[MATERIAL FOR THE TASK start]

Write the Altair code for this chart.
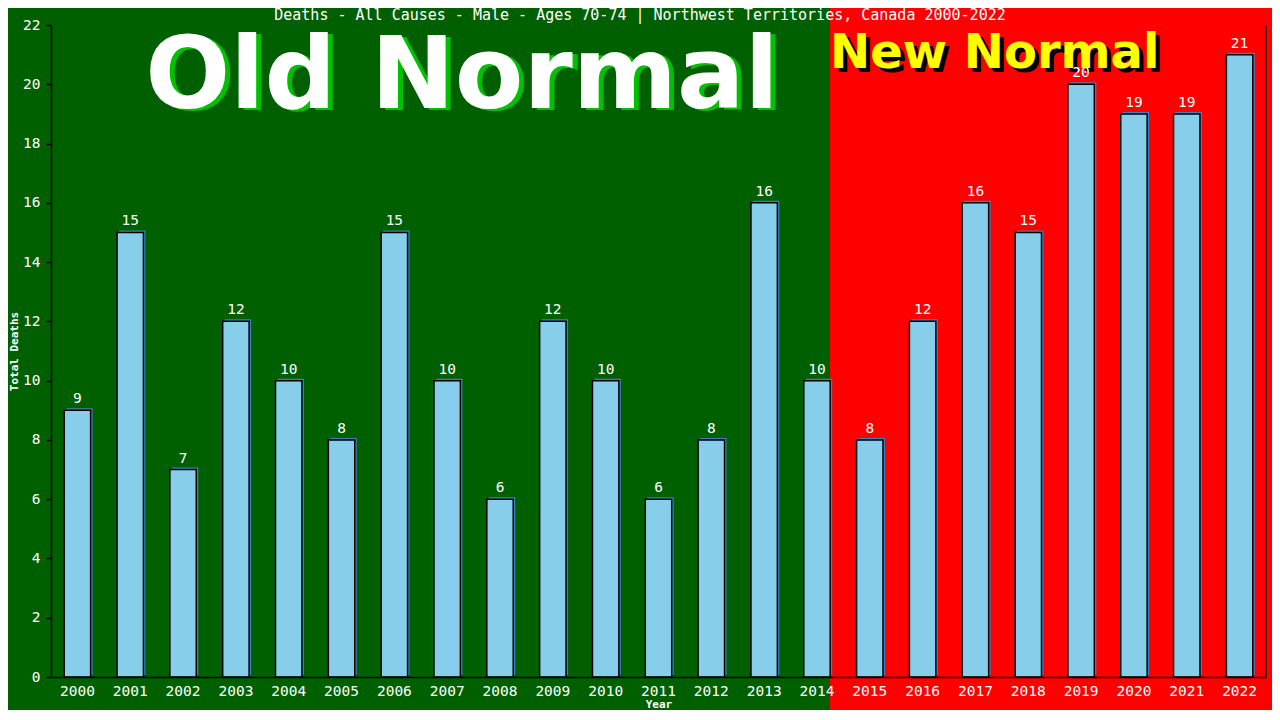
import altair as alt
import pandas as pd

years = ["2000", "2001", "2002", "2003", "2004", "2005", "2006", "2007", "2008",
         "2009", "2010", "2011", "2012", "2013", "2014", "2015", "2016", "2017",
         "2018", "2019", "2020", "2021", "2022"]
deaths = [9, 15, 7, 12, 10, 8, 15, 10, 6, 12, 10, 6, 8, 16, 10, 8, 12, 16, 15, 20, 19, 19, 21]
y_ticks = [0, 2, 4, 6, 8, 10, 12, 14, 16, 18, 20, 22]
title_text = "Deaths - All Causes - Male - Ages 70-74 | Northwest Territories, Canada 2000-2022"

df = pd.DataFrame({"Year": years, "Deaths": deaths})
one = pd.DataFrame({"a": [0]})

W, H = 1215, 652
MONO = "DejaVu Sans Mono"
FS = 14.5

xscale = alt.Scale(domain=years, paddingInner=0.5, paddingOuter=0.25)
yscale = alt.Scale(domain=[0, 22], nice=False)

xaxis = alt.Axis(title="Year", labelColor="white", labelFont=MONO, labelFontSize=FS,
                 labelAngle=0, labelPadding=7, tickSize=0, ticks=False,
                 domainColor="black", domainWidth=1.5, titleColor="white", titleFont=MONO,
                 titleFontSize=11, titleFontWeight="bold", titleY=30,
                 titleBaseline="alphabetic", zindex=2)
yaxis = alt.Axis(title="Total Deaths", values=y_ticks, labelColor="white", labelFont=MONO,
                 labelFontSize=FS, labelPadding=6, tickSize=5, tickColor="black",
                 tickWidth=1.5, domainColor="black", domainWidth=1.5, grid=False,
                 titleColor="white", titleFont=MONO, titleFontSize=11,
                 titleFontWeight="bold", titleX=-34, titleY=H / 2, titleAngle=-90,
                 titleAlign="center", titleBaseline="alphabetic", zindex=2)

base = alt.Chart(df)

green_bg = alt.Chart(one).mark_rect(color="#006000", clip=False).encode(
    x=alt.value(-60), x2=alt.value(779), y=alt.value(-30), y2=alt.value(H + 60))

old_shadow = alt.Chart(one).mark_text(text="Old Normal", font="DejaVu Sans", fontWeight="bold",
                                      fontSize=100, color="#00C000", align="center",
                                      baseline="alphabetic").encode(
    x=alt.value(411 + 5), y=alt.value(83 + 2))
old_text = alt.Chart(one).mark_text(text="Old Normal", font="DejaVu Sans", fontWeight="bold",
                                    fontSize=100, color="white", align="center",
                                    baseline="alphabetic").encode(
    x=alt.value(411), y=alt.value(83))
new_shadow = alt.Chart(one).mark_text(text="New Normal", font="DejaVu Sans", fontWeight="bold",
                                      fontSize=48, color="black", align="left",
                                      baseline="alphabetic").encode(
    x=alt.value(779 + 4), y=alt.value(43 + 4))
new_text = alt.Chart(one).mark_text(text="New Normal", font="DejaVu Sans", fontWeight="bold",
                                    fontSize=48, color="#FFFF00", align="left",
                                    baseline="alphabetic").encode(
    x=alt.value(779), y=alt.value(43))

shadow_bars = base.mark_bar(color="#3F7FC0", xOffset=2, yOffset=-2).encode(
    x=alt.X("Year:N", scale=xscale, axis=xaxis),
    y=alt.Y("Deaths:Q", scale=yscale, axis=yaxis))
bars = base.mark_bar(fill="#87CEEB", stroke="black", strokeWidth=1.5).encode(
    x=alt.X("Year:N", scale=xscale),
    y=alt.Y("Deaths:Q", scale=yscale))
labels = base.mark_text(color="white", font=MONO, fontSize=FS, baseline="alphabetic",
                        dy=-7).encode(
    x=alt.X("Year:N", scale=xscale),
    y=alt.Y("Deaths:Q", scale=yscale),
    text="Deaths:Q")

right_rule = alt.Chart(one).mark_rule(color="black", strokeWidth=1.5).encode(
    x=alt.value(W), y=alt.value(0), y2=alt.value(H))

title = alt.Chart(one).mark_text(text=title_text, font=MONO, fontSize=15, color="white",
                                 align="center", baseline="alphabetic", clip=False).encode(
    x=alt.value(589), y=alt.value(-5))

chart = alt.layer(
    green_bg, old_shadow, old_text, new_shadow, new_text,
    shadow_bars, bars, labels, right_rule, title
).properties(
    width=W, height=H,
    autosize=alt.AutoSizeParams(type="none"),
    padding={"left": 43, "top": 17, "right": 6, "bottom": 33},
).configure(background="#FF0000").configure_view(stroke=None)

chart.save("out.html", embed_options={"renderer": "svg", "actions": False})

[MATERIAL FOR THE TASK end]
[MATERIAL FOR THE TASK start]

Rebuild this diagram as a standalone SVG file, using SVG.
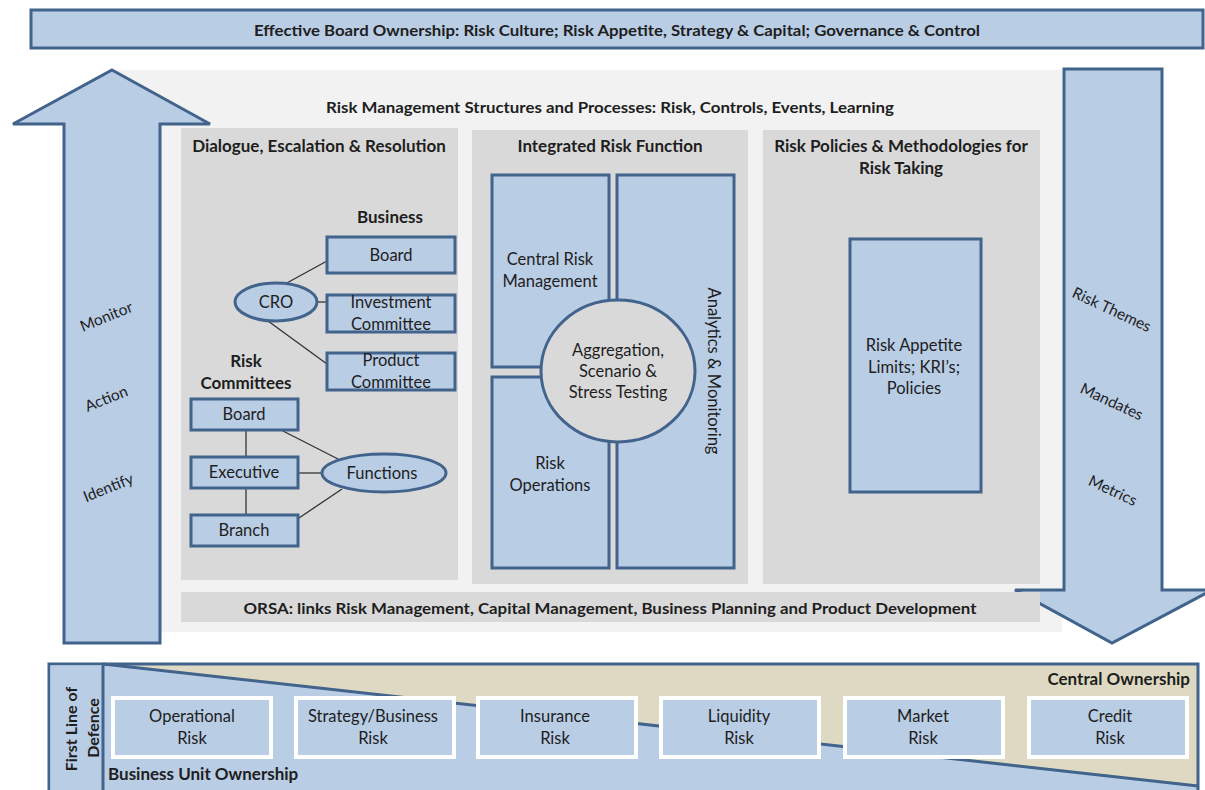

[MATERIAL FOR THE TASK end]
[MATERIAL FOR THE TASK start]

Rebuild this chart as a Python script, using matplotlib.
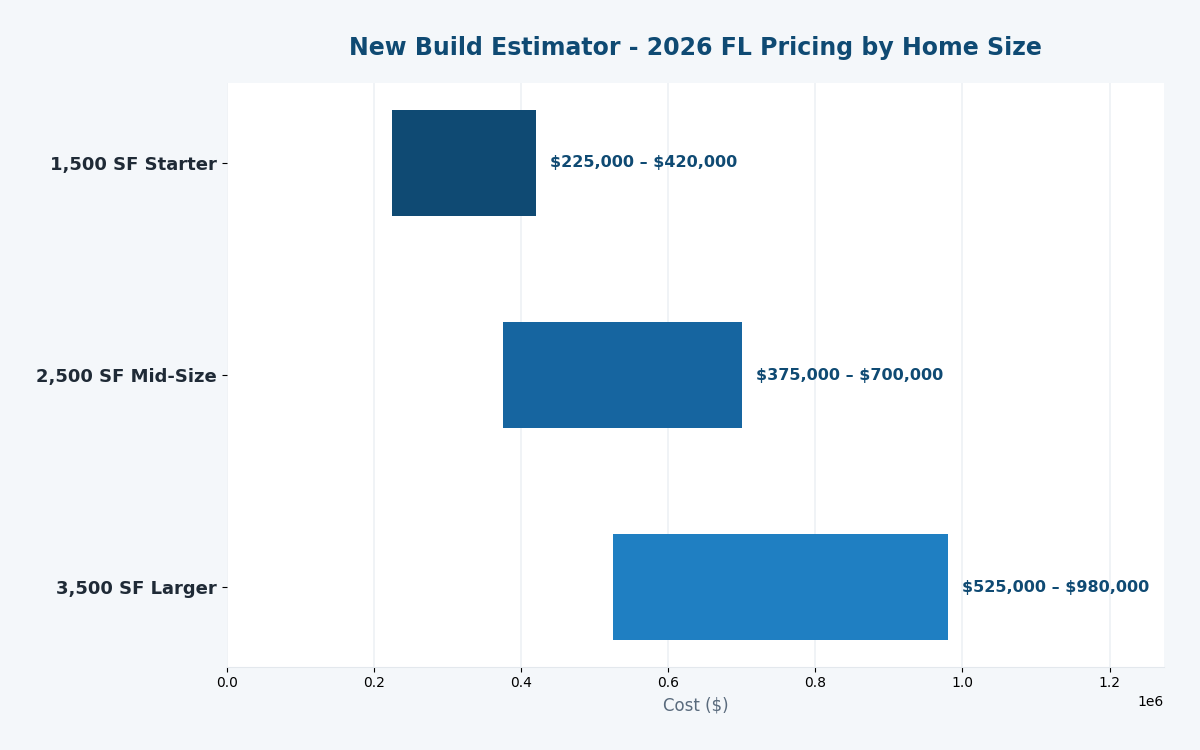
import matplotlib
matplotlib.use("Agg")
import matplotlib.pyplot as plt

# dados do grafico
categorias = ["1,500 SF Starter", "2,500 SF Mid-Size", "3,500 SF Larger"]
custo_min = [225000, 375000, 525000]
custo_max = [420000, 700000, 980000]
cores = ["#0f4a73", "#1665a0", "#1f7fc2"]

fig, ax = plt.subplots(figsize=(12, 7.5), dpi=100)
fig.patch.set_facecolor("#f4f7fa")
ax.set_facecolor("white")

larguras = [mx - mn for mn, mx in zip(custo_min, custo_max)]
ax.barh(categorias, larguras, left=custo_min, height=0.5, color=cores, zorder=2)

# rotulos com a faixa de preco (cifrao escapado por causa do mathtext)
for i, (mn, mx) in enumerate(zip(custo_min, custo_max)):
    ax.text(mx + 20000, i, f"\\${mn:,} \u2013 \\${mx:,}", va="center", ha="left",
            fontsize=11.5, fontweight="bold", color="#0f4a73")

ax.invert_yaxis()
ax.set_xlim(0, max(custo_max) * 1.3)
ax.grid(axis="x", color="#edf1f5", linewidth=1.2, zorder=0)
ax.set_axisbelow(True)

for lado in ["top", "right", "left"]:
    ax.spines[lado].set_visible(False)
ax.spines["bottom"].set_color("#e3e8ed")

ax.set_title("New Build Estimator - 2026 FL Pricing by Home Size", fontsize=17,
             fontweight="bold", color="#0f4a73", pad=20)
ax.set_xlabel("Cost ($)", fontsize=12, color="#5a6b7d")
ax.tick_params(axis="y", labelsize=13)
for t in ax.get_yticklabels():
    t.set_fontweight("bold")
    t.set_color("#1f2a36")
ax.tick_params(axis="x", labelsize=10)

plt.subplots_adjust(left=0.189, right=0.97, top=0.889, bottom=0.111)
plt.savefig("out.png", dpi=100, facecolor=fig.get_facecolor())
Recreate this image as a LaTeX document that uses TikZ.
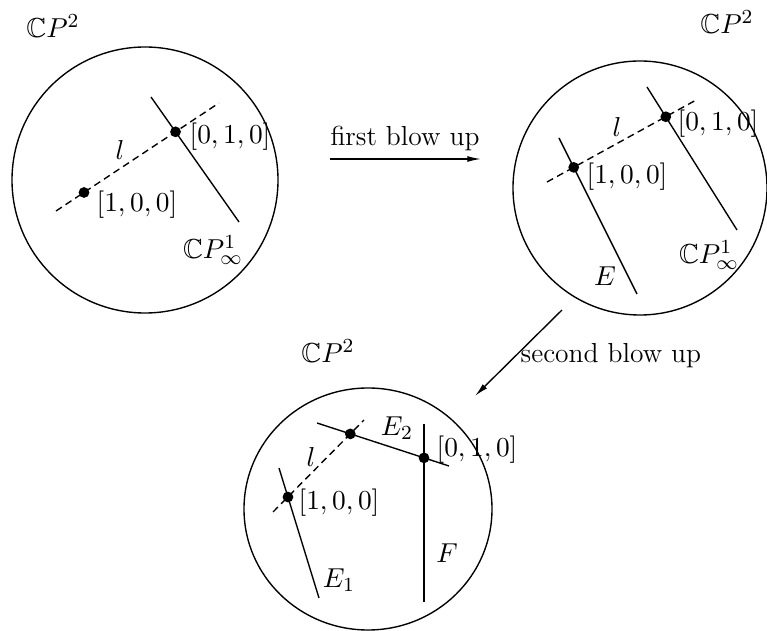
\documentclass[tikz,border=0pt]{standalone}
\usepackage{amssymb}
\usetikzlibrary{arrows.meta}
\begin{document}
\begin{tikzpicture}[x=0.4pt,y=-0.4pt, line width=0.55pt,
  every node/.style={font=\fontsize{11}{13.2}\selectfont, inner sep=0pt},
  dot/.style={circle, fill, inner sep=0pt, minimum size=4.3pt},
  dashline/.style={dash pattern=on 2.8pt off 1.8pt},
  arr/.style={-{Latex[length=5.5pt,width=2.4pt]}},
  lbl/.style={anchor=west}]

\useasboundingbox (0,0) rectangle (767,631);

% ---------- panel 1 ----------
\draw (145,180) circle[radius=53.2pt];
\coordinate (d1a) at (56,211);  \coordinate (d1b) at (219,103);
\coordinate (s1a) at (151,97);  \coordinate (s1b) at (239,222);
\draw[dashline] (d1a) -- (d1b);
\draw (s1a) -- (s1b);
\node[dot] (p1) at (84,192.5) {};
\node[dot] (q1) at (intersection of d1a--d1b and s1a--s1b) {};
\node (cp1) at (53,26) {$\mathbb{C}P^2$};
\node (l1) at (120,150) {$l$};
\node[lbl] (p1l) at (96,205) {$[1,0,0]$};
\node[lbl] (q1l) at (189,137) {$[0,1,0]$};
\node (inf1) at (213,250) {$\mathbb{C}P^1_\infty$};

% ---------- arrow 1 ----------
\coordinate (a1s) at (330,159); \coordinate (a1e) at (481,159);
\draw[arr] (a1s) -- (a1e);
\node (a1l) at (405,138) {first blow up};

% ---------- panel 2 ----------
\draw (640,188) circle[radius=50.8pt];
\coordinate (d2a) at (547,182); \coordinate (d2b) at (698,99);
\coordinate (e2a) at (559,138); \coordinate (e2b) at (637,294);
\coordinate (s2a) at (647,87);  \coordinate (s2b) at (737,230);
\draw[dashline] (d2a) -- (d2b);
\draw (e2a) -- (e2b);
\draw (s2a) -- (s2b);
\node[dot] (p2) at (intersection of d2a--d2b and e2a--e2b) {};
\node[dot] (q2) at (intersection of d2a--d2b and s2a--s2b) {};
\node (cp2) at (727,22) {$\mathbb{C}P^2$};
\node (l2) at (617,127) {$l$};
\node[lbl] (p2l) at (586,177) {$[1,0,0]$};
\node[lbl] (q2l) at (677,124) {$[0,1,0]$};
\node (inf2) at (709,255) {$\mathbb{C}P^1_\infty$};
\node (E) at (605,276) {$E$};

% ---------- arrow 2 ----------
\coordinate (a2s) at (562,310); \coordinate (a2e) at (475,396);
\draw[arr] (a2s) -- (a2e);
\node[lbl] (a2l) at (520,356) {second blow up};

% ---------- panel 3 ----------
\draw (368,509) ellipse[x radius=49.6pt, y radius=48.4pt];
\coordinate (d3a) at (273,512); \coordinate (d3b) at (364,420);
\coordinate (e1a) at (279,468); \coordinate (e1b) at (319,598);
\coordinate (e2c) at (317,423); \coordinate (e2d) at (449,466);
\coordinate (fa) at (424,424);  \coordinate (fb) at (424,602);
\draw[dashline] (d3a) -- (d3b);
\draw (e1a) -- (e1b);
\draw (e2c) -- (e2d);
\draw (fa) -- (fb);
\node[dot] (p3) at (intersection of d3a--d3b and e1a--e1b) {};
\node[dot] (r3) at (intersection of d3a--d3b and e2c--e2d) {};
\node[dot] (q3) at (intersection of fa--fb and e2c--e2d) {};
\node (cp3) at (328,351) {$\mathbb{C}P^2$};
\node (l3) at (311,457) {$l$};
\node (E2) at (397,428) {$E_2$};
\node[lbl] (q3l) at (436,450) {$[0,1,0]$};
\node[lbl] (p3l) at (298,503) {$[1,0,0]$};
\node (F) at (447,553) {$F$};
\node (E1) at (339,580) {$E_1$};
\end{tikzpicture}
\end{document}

[MATERIAL FOR THE TASK end]

▶ [STATED PROBLEM]:
Leave out every picture, then retype exactly the lines from the one containing "Write the Altair code for this chart." through the one containing "yscale = alt.Scale(domain=[0, 22], nice=False)".

▶ [COMPLETED TASK]:
Write the Altair code for this chart.
import altair as alt
import pandas as pd

years = ["2000", "2001", "2002", "2003", "2004", "2005", "2006", "2007", "2008",
         "2009", "2010", "2011", "2012", "2013", "2014", "2015", "2016", "2017",
         "2018", "2019", "2020", "2021", "2022"]
deaths = [9, 15, 7, 12, 10, 8, 15, 10, 6, 12, 10, 6, 8, 16, 10, 8, 12, 16, 15, 20, 19, 19, 21]
y_ticks = [0, 2, 4, 6, 8, 10, 12, 14, 16, 18, 20, 22]
title_text = "Deaths - All Causes - Male - Ages 70-74 | Northwest Territories, Canada 2000-2022"

df = pd.DataFrame({"Year": years, "Deaths": deaths})
one = pd.DataFrame({"a": [0]})

W, H = 1215, 652
MONO = "DejaVu Sans Mono"
FS = 14.5

xscale = alt.Scale(domain=years, paddingInner=0.5, paddingOuter=0.25)
yscale = alt.Scale(domain=[0, 22], nice=False)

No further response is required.